08:56 26th Feb, 2020
Avoid Copying to Clipboard on the iPhones | TechTree.com
Avoid Copying to Clipboard on the iPhones
Because there is a possibility that some apps can actually snoop into this data for detailed information about users
Apple has prided itself on data privacy by shouting out from billboards that in their ecosystem the data only belongs to the users. In fact, when the data privacy advocates were ganging up against rivals, Tim Cook’s team was taking the higher moral ground with their statements around the topic, even taking on governments over the legal aspects of unlocking devices.
They didn’t stop here. Apple appeared at the annual CES event in Las Vegas earlier this year, breaking a 28-year no-show with a cringe-worthy preach on data security and privacy. They took the “What happens on your phone, stays on your phone” like to the next levels by giving a discourse on how data security would look like in the years ahead.
Then again, they upgraded the iOS 13 to ensure that apps that were looking to identify a user’s location would be forced to take permission to do so, something that rival Google just announced as part of their own privacy policies. In other words, Apple has taken data privacy as its mantra at a time when tech giants are facing legal issues around it.
Amidst all this brouhaha over data privacy comes the news that the iPhone and iPad could facilitate snooping of data pasted on the system clipboard. Researchers at domain registry Mysk suggest that the data that users copy and paste on their clipboard could serve the need of some apps that are seeking to get detailed information.
"A user may unwittingly expose their precise location to apps by simply copying a photo taken by the built-in Camera app to the general pasteboard.

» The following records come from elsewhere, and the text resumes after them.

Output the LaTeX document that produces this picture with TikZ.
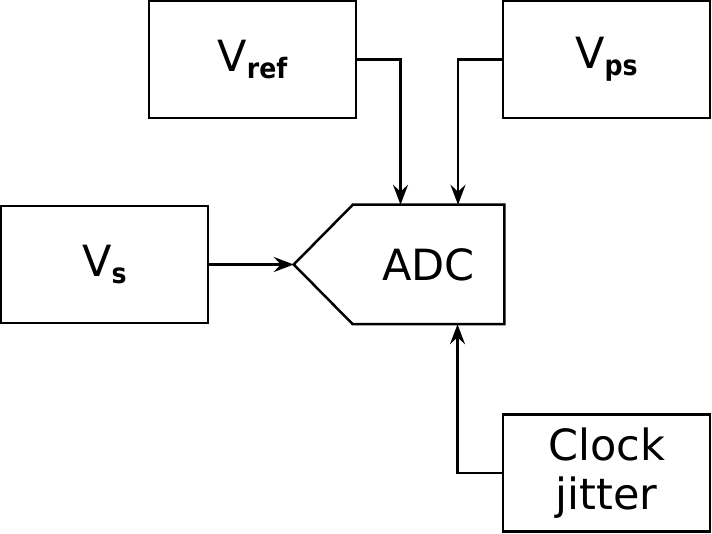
\documentclass[tikz,border=0pt]{standalone}
\usepackage{fontspec}
\setmainfont{DejaVu Sans}
\newfontfamily\subfont{DejaVu Sans Condensed Bold}
\usepackage{tikz}
\usetikzlibrary{calc}
\usetikzlibrary{positioning}
\usetikzlibrary{arrows.meta}

\tikzset{
  block/.style={draw,line width=2.5pt,minimum width=207pt,minimum height=117pt,inner sep=0pt,
    font=\fontsize{43}{49}\selectfont,align=center},
  wire/.style={line width=2.5pt,-{Stealth[length=20pt,width=15pt,inset=7pt]}},
}
\newcommand{\subs}[1]{\raisebox{-7pt}{\subfont\fontsize{28}{28}\selectfont #1}}

\begin{document}
\begin{tikzpicture}[x=1pt,y=-1pt]
\useasboundingbox (0,0) rectangle (712,534);

\node[block] (vref) at (252.5,59.5) {V\subs{ref}};
\node[block] (vps) at (606.5,59.5) {V\subs{ps}};
\node[block] (vs) at (104.5,264.5) {V\subs{s}};
\node[block] (clk) at (606.5,473) {Clock\\jitter};

% ADC block with pointed input side
\node[block,draw=none,minimum width=149pt] (adc) at (428.5,264.5) {ADC};
\coordinate (adcin) at ($(adc.west)+(-59,0)$);
\draw[line width=2.5pt,line join=miter] (adc.north west) -- (adc.north east) -- (adc.south east)
  -- (adc.south west) -- (adcin) -- cycle;

\draw[wire] (vs.east) -- (adcin);
\draw[wire] (vref.east) -| ($(adc.north)+(-28,0)$);
\draw[wire] (vps.west) -| ($(adc.north)+(29.5,0)$);
\draw[wire] (clk.west) -| ($(adc.south)+(29,0)$);

\end{tikzpicture}
\end{document}
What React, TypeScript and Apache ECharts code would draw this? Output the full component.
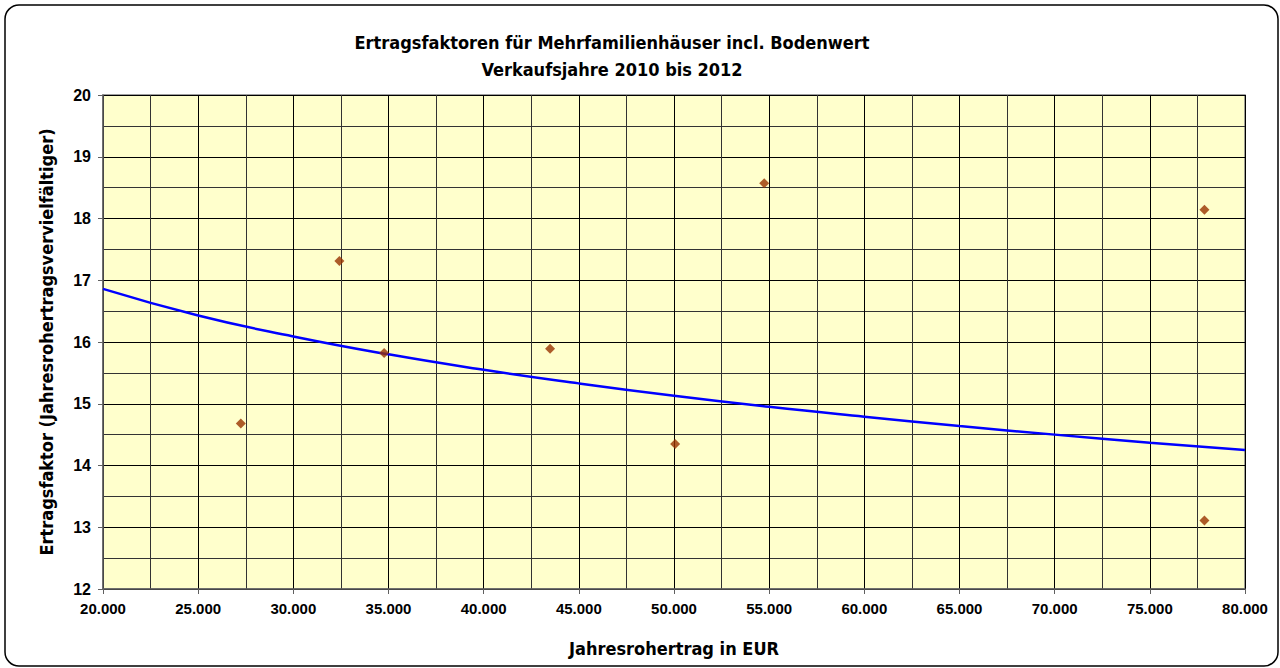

Through the GPS coordinates contained in the embedded image properties, any app used by the user after copying such a photo to the pasteboard can read the location information stored in the image properties, and accurately infer a user's precise location. This can happen completely transparently and without user consent,” Mysk says in its blog.
The blog goes on to suggest that several apps made the headlines with links to organizations notorious for compromising user privacy. “Unfortunately, some of the apps were very popular in some countries. If such malicious apps relied on reading user location from photos left in the pasteboard as described in this article, enough data may have already been harvested to put people’s lives in danger.”
The company went on to offer several solutions to the problem, that includes adding a permission system for reading from the clipboard, allowing apps to only access it if the user actively performs a paste operation or removing location data from copied data.
And how did Apple react? “We submitted this article and source code to Apple on January 2, 2020. After analysing the submission, Apple informed us that they don’t see an issue with this vulnerability,” says the Mysk blog right up front.